At 7:07 PM, Blogger wstachour said...

Here I am, the fly that is freed and makes a beeline right back to the ointment.

I just think this reviewer put a lot more push behind the movie's meanings than even the writers / director did. Is there a "message" to this movie? I didn't quite get that. Race exists as an issue; race buttons getting pushed is certainly no less valid--and no less innovative--a plot point than than adultery or mistaken identity or sexual tension or anything else that makes up the 11 standard stories from which every other movie is made.

I agree that this is not a great movie, and not worth an Oscar. But since when did the Academy's opinion provide a real yardstick for movie lovers? (Though I must say that the numbers of awards won by, say, Silence of the Lambs, given its genre and the Academy's history, is enough to cause me to take notice.) Was "Brokeback" a better choice? I suppose one could just as easily say that it makes us feel good by showing us that "gays are people too" and "gay love is just like straight love" and so on. One could change a few words of his review and we'd be in the same place.

Anyway, I don't mean to say a person can't like the movie. For my part, I think "Crash" was worth watching in that it set things up in a rather predictable way and then played them out rather against type. Maybe that's also predictable to people cleverer than me, but I was kept wondering.

Just my two cents.

 
At 4:21 PM, Blogger Noisette said...

Wunelle- don't know how long ago you posted- I've been living to work lately, if you know what I mean.
Anyway, to respond:
I think Crash was definitely a message movie. You can't make a movie about race in an American city without it being "message" because race is such a loaded concept here. You just can't divorce the idea from its context and history. Esp. in LA, with the history of the Rodney King riots and general race tensions that exist here.
The reason so many other movies take on adultery etc. is because those concepts aren't loaded like race is. They're easier. When you do take on race in America in movie form, you are taking on all the baggage that Race In America implies.
True that Brokeback takes on just as loaded a topic. I haven't seen it (SHAME) so I can't speak to it, but from what I've heard Brokeback takes on that loaded idea and makes a great movie with it. Crash... not so much. Obviously, that's opinion.
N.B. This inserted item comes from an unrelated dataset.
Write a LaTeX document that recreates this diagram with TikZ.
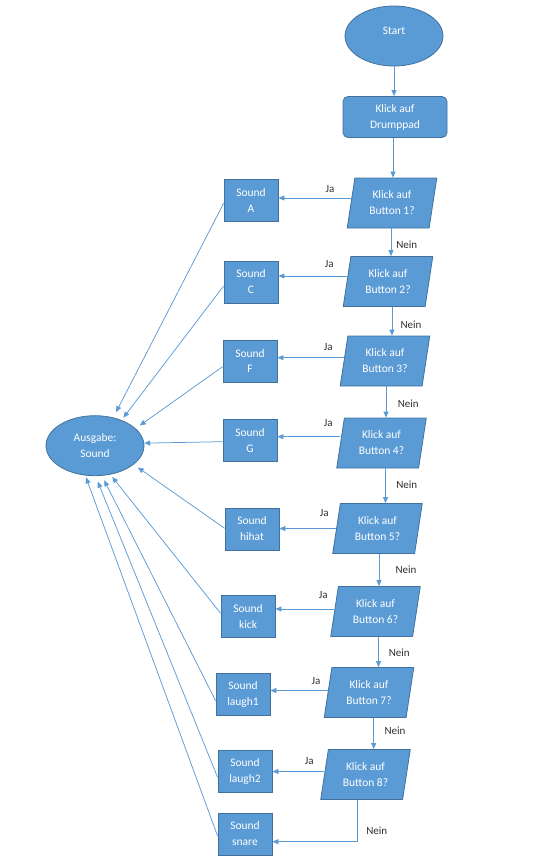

But I think the reviewer is right on in that the Academy voters picked the safe "message" movie- one that tries to tackle a tough subject but in the end leaves you with not much to reflect on or worry about or be uncomfortable with (and here's where you and I differ- I think that the characters were very predictable and cliched).

 
At 4:28 PM, Blogger Noisette said...

And something more:
I think that we're right now with homosexuality where we were with race in the 60s. Over the past 10 years, gays in America have made progress on the rights and liberties front (not nearly enough- but let's remember where we live and what party is in power). Up until the 1980's, you simply couldn't address the issue of homosexuality in mainstream movies (did you ever see "Celluloid Closet"? interesting study of this). "Brokeback" is the first semi-mainstream movie to take two well-known actors, cast them as homosexual, mix the homosexuality up with that quintessential American guy's guy, the cowboy, and manage to make a good movie out of it all.
We've been sitting with race in this country for a long time. We haven't made much progress at all, of course, which was one of the points Crash was trying to make- but we've been dealing with race in American mainstream culture for a long time. So to make a movie like Crash, now, after 40 years of dealing (poorly) with race- a movie that says little, if anything, new or innovative, is not such an interesting move, to me. And definitely not an award-winning move.

 
At 10:02 PM, Blogger Cheetarah1980 said...

This country has been dealing poorly with race for more than 40 years. Race filters into everything in our lives whether we like to admit it or not. Crash may have been stereotypical, but it was true all the same.